Pyroclastic deposits can cover significant areas and register major geological events. Despite their importance, understanding depositional dynamics of pyroclastic density currents (PDCs) and linking explosive deposits to their emission centers is still a challenge, especially in the case of non-welded, massive ignimbrites. Located in the Southern Andes, the Caviahue Copahue Volcanic Complex (CCVC) comprises one of the most active volcanic centers in the Andean Belt. This volcanic complex hosts massive ignimbrites with both source emplacement poorly constrained, currently grouped in the Riscos Bayos Ignimbrites (RBI).
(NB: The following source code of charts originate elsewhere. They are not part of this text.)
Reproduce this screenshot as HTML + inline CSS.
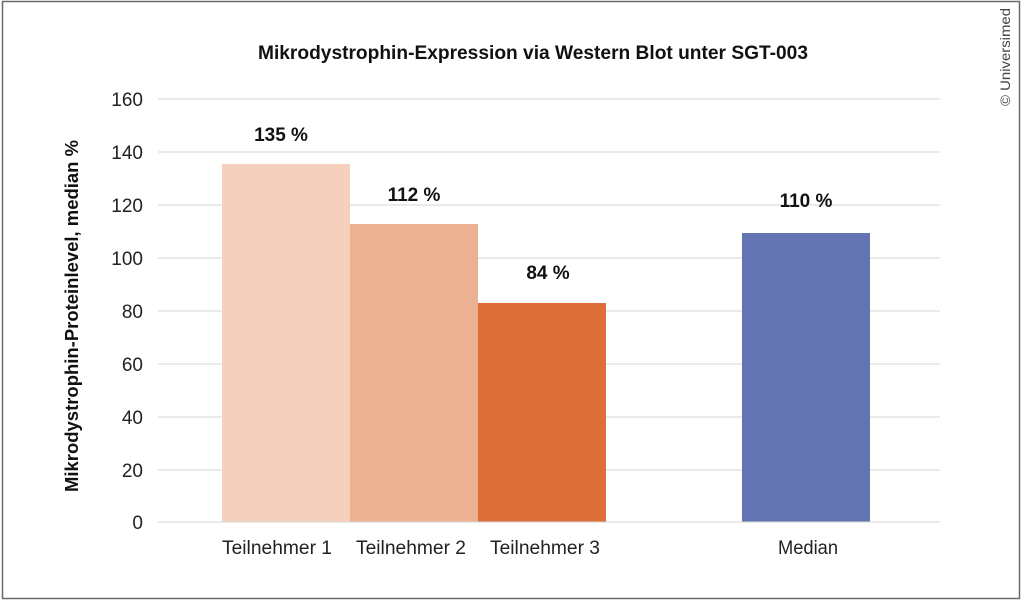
<!DOCTYPE html>
<html><head><meta charset="utf-8"><style>
html,body{margin:0;padding:0;background:#fff;}
svg{display:block;font-family:"Liberation Sans",Arial,sans-serif;}
</style></head><body>
<svg width="1024" height="602" viewBox="0 0 1024 602">
<rect x="2.5" y="1.5" width="1017" height="597" fill="#fff" stroke="#6a6a6a" stroke-width="1.5"/>
<text x="533" y="59" text-anchor="middle" font-size="19" font-weight="bold" fill="#111" textLength="550" lengthAdjust="spacingAndGlyphs">Mikrodystrophin-Expression via Western Blot unter SGT-003</text>
<g stroke="#d6d6d6" stroke-width="1">
<line x1="158" y1="99" x2="940" y2="99"/>
<line x1="158" y1="152" x2="940" y2="152"/>
<line x1="158" y1="205" x2="940" y2="205"/>
<line x1="158" y1="258" x2="940" y2="258"/>
<line x1="158" y1="311" x2="940" y2="311"/>
<line x1="158" y1="364" x2="940" y2="364"/>
<line x1="158" y1="417" x2="940" y2="417"/>
<line x1="158" y1="470" x2="940" y2="470"/>
<line x1="158" y1="522" x2="940" y2="522"/>
</g>
<g font-size="19" fill="#222" text-anchor="end">
<text x="143" y="106">160</text>
<text x="143" y="159">140</text>
<text x="143" y="212">120</text>
<text x="143" y="265">100</text>
<text x="143" y="318">80</text>
<text x="143" y="371">60</text>
<text x="143" y="424">40</text>
<text x="143" y="477">20</text>
<text x="143" y="529">0</text>
</g>
<text transform="translate(78,316) rotate(-90)" text-anchor="middle" font-size="18" font-weight="bold" fill="#111" textLength="352" lengthAdjust="spacingAndGlyphs">Mikrodystrophin-Proteinlevel, median %</text>
<rect x="222" y="164" width="128" height="358" fill="#f5d0bc"/>
<rect x="350" y="224" width="128" height="298" fill="#ecb193"/>
<rect x="478" y="303" width="128" height="219" fill="#dc6e3a"/>
<rect x="742" y="233" width="128" height="289" fill="#6275b2"/>
<line x1="158" y1="522" x2="940" y2="522" stroke="#d6d6d6"/>
<g font-size="19" font-weight="bold" fill="#111" text-anchor="middle">
<text x="281" y="141">135 %</text>
<text x="414" y="201">112 %</text>
<text x="548" y="279">84 %</text>
<text x="806" y="207">110 %</text>
</g>
<g font-size="19" fill="#222" text-anchor="middle">
<text x="277" y="554" textLength="110" lengthAdjust="spacingAndGlyphs">Teilnehmer 1</text>
<text x="411" y="554" textLength="110" lengthAdjust="spacingAndGlyphs">Teilnehmer 2</text>
<text x="545" y="554" textLength="110" lengthAdjust="spacingAndGlyphs">Teilnehmer 3</text>
<text x="808" y="554" textLength="60" lengthAdjust="spacingAndGlyphs">Median</text>
</g>
<text transform="translate(1010,57) rotate(-90)" text-anchor="middle" font-size="14" fill="#444" textLength="98" lengthAdjust="spacingAndGlyphs">© Universimed</text>
</svg>
</body></html>
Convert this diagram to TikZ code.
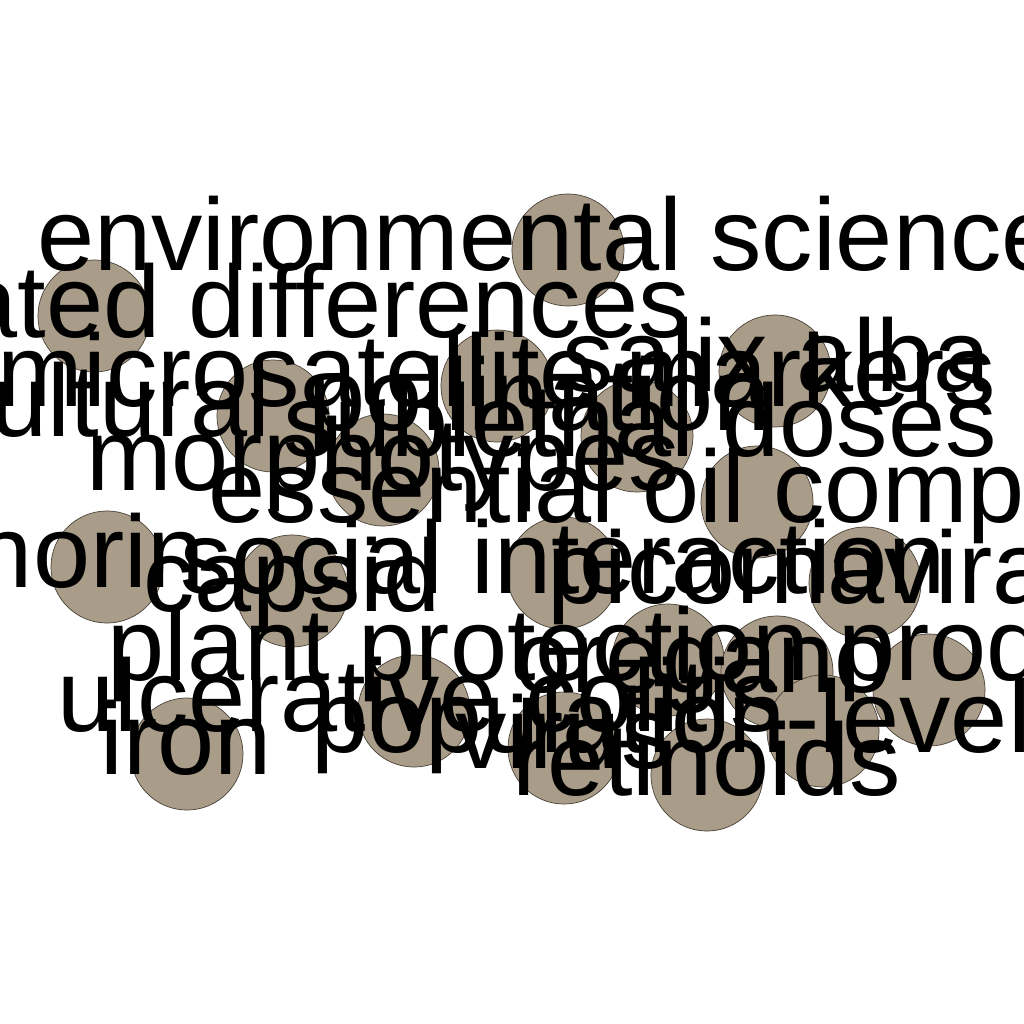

In this contribution, we perform a full magnetic characterization and anisotropy of magnetic susceptibility (AMS) study on the massive RBI of the CCVC. The magnetic characterization was performed using magnetic experiments including isothermal remanet magnetization, thermomagnetic curves, hysteresis loops, first-order reversal curves, and scanning electron microscopy. Magnetic experiments indicate primary, multi-domain, high Curie temperature titanomagnetites as the AMS carriers. Ellipsoids are predominately oblate, with a low degree of anisotropy and east-southeastward imbrication. This fabric arrangement is consistent with PDC sedimentary fabrics deposited under laminar flow conditions. Despite RBI massive structure AMS data reveals changes in transport capacity of the PDC and particle organization. These changes are marked by increasing AMS dispersion and decreasing degree of anisotropy up-section within flow units. Directional statistics of AMS data implies the Las Mellizas Caldera as the emission center of RBI. The reconstructed flow path also suggests the PDC overrun of the Caviahue Caldera topographic rim. This study highlights the application of AMS to the identification of emission centers of explosive deposits, featuring its application to massive ignimbrites.